Plotting code records:
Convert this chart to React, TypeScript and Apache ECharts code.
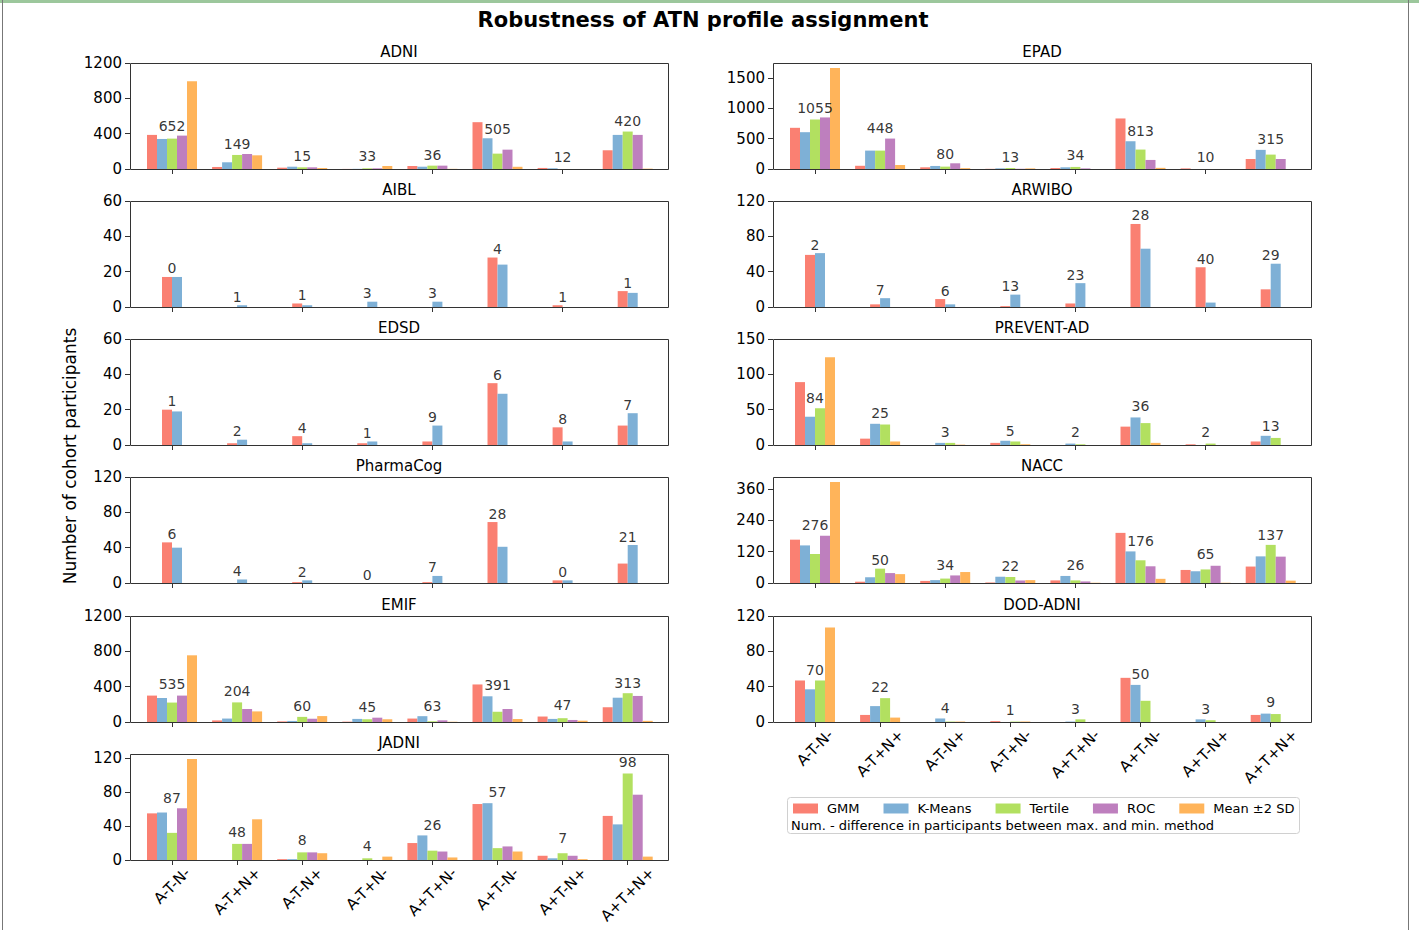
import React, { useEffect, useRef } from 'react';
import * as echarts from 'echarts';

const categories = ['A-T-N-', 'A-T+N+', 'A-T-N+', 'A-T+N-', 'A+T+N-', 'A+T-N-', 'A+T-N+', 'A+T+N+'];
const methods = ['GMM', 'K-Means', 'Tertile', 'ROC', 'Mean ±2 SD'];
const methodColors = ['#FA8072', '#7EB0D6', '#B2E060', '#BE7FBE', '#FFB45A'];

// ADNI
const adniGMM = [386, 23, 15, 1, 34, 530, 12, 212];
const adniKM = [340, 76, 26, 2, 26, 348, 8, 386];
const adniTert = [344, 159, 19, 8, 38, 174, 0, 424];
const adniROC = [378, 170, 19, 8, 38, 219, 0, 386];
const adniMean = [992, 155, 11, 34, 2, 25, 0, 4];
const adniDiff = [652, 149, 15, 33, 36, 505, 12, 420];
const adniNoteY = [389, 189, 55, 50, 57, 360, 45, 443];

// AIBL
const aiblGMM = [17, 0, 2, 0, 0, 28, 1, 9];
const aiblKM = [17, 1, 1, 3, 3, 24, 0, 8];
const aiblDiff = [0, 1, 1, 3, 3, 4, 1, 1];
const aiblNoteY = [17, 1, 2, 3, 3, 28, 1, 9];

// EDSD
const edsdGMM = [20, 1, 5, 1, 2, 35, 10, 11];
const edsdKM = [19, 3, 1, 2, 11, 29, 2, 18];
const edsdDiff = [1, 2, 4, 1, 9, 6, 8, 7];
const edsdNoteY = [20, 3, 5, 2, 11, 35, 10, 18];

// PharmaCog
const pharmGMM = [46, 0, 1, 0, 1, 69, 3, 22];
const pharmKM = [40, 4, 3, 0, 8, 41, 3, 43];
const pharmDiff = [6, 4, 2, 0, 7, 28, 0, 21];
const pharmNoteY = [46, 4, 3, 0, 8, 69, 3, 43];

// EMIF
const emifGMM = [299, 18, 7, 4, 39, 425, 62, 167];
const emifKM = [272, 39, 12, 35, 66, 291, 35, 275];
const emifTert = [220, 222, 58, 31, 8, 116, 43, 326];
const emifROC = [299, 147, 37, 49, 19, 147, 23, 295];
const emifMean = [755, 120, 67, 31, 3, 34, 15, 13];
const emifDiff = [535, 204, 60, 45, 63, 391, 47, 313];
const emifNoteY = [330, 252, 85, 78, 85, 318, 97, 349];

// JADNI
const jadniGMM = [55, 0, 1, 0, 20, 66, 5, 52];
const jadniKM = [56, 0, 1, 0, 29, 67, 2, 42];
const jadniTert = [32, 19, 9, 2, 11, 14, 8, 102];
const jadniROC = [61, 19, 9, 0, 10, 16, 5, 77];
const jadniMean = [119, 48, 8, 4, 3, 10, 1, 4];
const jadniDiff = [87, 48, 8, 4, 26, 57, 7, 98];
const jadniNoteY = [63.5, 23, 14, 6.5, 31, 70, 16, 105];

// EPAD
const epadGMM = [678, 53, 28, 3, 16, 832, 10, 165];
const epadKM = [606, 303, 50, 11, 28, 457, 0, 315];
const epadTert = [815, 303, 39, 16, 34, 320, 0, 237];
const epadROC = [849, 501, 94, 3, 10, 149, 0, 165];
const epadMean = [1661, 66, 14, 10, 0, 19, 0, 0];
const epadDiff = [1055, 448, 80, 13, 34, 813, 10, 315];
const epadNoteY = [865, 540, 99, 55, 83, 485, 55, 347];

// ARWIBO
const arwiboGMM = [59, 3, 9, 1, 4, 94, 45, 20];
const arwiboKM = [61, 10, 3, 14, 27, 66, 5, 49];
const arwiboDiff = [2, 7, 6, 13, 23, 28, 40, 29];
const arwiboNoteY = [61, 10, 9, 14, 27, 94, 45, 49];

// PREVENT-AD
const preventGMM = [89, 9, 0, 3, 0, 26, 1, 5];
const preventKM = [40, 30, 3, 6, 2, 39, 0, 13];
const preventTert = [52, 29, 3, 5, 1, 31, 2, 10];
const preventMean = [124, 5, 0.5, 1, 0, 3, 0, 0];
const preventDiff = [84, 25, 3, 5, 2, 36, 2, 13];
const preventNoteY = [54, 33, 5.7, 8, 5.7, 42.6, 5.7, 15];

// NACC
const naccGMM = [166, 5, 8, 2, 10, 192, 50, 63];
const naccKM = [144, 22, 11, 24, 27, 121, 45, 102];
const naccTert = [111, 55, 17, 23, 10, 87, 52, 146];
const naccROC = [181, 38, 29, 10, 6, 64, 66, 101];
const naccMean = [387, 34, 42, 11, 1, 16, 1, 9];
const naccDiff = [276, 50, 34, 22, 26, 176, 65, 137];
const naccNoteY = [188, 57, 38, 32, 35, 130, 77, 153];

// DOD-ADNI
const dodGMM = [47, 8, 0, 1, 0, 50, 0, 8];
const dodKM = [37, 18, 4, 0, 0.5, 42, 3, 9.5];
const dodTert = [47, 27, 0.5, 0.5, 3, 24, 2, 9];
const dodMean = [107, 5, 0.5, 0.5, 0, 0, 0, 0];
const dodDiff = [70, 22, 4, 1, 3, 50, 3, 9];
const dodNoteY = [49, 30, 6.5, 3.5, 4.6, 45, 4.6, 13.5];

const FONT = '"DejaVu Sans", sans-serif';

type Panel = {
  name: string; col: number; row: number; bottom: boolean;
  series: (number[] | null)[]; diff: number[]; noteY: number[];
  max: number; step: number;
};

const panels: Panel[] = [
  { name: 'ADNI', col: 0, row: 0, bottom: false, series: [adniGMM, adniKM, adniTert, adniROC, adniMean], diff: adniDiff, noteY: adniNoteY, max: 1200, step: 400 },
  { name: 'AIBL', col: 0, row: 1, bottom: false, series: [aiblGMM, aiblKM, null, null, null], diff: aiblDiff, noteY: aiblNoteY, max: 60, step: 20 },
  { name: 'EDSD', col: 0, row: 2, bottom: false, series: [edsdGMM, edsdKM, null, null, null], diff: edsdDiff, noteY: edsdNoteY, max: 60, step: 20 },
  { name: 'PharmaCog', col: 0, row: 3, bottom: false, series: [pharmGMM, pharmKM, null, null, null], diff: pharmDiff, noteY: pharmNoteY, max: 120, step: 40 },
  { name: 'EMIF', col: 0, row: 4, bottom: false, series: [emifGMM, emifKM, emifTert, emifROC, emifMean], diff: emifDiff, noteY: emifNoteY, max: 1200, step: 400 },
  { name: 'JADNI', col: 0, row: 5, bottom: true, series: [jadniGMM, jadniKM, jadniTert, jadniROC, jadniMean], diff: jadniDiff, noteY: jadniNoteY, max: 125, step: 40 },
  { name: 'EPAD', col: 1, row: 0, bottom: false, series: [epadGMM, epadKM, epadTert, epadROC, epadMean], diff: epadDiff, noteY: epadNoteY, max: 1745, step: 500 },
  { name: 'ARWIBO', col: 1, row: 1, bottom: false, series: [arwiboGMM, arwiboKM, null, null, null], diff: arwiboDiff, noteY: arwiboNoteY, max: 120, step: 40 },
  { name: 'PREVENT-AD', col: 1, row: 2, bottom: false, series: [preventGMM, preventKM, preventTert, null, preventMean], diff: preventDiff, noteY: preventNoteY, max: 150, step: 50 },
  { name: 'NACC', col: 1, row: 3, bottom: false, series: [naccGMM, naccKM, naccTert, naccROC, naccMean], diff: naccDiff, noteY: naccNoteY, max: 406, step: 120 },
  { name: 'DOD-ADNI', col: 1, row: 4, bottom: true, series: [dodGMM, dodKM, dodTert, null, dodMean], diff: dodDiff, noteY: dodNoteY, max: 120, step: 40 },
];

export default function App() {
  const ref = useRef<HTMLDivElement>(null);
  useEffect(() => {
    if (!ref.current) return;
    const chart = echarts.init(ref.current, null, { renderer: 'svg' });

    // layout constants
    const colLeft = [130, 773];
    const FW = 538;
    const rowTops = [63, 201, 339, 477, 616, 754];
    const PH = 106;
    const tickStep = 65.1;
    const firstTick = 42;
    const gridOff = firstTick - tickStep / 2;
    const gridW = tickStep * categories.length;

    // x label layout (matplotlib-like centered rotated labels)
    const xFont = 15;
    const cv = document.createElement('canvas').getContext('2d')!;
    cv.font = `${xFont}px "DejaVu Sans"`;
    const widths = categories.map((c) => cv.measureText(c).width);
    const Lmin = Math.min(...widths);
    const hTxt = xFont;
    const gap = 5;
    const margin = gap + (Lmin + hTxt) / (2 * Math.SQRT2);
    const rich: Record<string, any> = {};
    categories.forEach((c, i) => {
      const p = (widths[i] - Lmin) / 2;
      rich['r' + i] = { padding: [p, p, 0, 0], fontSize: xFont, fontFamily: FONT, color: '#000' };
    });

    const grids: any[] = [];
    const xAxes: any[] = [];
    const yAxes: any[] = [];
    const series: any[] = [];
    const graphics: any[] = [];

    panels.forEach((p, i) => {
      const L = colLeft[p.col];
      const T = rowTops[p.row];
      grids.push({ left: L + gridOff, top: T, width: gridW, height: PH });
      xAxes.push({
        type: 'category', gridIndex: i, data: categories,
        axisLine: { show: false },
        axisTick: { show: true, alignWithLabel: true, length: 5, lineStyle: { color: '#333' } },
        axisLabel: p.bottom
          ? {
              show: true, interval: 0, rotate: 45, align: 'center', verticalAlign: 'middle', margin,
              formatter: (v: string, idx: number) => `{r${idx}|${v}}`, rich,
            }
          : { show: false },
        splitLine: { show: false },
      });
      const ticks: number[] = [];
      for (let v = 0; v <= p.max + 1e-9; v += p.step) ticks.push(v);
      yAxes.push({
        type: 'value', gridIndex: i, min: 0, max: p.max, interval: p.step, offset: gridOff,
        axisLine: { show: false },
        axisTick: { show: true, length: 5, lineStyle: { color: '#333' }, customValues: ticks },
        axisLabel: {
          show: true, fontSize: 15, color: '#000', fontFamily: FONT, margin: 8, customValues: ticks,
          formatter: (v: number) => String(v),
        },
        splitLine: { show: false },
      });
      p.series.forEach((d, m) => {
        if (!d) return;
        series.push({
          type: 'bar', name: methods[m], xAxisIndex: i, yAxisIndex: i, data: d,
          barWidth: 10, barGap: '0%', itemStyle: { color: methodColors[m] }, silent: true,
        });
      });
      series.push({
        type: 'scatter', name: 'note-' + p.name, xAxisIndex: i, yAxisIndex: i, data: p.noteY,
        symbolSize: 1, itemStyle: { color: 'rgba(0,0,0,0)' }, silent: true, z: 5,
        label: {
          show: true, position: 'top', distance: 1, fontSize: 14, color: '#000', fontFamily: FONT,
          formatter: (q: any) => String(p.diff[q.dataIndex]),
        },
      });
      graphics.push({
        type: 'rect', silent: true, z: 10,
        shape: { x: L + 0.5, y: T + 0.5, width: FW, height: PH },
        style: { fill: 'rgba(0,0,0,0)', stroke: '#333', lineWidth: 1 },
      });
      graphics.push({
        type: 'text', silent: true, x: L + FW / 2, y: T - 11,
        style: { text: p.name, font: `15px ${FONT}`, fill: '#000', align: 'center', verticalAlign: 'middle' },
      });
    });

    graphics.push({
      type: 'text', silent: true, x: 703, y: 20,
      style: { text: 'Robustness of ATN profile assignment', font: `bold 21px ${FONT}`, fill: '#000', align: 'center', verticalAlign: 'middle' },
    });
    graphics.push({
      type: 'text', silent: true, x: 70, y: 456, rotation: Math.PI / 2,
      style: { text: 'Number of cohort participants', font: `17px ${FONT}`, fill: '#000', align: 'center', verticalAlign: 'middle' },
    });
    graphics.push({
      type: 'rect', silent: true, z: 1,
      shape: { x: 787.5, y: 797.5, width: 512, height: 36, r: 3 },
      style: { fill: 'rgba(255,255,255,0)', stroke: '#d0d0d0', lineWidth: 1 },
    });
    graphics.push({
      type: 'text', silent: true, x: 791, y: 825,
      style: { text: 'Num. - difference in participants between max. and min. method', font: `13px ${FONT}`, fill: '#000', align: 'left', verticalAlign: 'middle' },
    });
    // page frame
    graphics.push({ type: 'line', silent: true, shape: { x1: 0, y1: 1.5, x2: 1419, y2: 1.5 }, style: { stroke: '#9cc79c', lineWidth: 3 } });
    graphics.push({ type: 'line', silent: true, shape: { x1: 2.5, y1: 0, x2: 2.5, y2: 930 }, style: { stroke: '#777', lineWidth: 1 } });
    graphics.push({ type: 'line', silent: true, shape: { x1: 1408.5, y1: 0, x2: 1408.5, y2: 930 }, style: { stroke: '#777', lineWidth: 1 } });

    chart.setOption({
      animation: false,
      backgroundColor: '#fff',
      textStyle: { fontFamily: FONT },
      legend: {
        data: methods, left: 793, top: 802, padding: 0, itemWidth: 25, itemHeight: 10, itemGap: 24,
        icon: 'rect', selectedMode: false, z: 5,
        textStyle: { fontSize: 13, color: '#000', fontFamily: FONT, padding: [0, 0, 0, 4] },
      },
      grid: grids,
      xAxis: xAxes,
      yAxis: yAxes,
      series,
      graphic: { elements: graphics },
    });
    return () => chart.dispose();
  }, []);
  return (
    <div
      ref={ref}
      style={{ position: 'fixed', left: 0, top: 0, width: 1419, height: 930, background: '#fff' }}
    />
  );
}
---
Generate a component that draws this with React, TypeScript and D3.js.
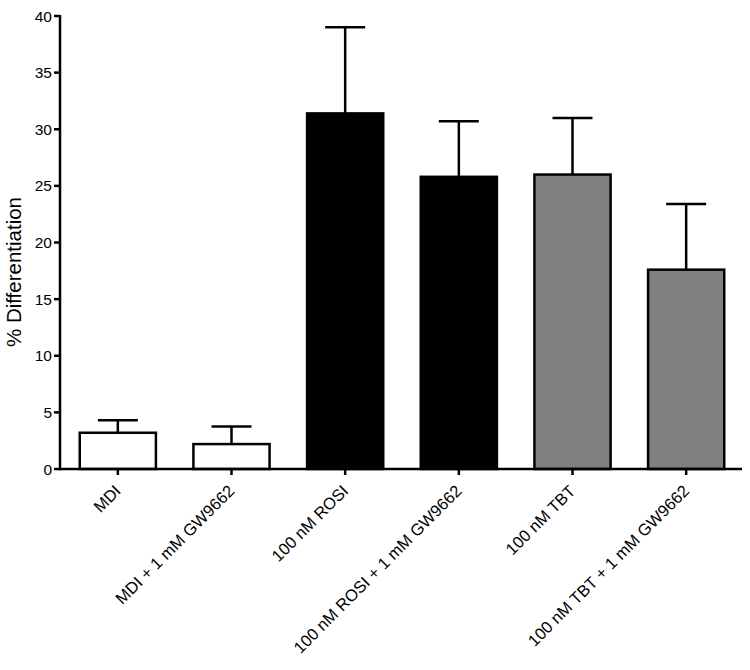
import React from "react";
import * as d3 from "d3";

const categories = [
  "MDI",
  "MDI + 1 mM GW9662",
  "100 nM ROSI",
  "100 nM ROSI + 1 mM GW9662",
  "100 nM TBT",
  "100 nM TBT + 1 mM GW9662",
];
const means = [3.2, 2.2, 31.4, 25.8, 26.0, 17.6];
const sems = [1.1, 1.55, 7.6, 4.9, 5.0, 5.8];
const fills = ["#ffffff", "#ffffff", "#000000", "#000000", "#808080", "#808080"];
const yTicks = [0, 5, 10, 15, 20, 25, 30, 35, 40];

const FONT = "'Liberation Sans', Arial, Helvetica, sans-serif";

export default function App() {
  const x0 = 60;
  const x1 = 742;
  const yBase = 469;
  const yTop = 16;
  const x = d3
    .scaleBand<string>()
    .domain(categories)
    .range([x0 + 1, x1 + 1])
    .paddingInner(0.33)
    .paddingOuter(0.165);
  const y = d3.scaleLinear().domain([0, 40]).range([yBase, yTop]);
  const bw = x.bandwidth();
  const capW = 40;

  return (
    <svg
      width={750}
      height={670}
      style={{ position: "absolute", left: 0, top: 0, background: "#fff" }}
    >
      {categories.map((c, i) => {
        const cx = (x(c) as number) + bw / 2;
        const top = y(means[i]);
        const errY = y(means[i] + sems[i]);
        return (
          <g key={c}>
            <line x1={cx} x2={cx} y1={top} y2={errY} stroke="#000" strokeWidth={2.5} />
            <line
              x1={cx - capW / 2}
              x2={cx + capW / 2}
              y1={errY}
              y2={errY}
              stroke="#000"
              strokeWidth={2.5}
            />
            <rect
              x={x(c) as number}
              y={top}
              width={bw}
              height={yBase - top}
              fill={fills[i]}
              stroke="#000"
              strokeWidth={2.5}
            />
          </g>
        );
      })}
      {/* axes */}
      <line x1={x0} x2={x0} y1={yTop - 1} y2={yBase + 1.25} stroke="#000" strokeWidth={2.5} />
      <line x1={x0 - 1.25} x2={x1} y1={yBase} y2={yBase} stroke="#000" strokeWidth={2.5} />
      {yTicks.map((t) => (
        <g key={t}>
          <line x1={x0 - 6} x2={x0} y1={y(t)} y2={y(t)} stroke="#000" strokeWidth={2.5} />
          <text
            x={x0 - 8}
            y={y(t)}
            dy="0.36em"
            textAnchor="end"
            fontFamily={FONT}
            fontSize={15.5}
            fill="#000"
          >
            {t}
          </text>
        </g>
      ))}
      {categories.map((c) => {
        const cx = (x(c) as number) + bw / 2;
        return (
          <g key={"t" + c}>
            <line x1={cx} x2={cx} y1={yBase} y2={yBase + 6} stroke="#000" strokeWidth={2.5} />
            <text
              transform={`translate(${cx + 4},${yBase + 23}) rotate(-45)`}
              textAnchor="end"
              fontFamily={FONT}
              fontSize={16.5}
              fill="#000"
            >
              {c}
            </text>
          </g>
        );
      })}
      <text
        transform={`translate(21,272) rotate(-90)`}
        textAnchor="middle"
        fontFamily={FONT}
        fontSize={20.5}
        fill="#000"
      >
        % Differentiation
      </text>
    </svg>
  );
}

▶ **GIVEN EXERCISE**:
Keep the images out of the copy. Repeat word for word only the lines from the one containing "Generate a component" through the one containing "const capW = 40;", both ends included.

▶ **EXPECTED OUTPUT**:
Generate a component that draws this with React, TypeScript and D3.js.
import React from "react";
import * as d3 from "d3";

const categories = [
  "MDI",
  "MDI + 1 mM GW9662",
  "100 nM ROSI",
  "100 nM ROSI + 1 mM GW9662",
  "100 nM TBT",
  "100 nM TBT + 1 mM GW9662",
];
const means = [3.2, 2.2, 31.4, 25.8, 26.0, 17.6];
const sems = [1.1, 1.55, 7.6, 4.9, 5.0, 5.8];
const fills = ["#ffffff", "#ffffff", "#000000", "#000000", "#808080", "#808080"];
const yTicks = [0, 5, 10, 15, 20, 25, 30, 35, 40];

const FONT = "'Liberation Sans', Arial, Helvetica, sans-serif";

export default function App() {
  const x0 = 60;
  const x1 = 742;
  const yBase = 469;
  const yTop = 16;
  const x = d3
    .scaleBand<string>()
    .domain(categories)
    .range([x0 + 1, x1 + 1])
    .paddingInner(0.33)
    .paddingOuter(0.165);
  const y = d3.scaleLinear().domain([0, 40]).range([yBase, yTop]);
  const bw = x.bandwidth();
  const capW = 40;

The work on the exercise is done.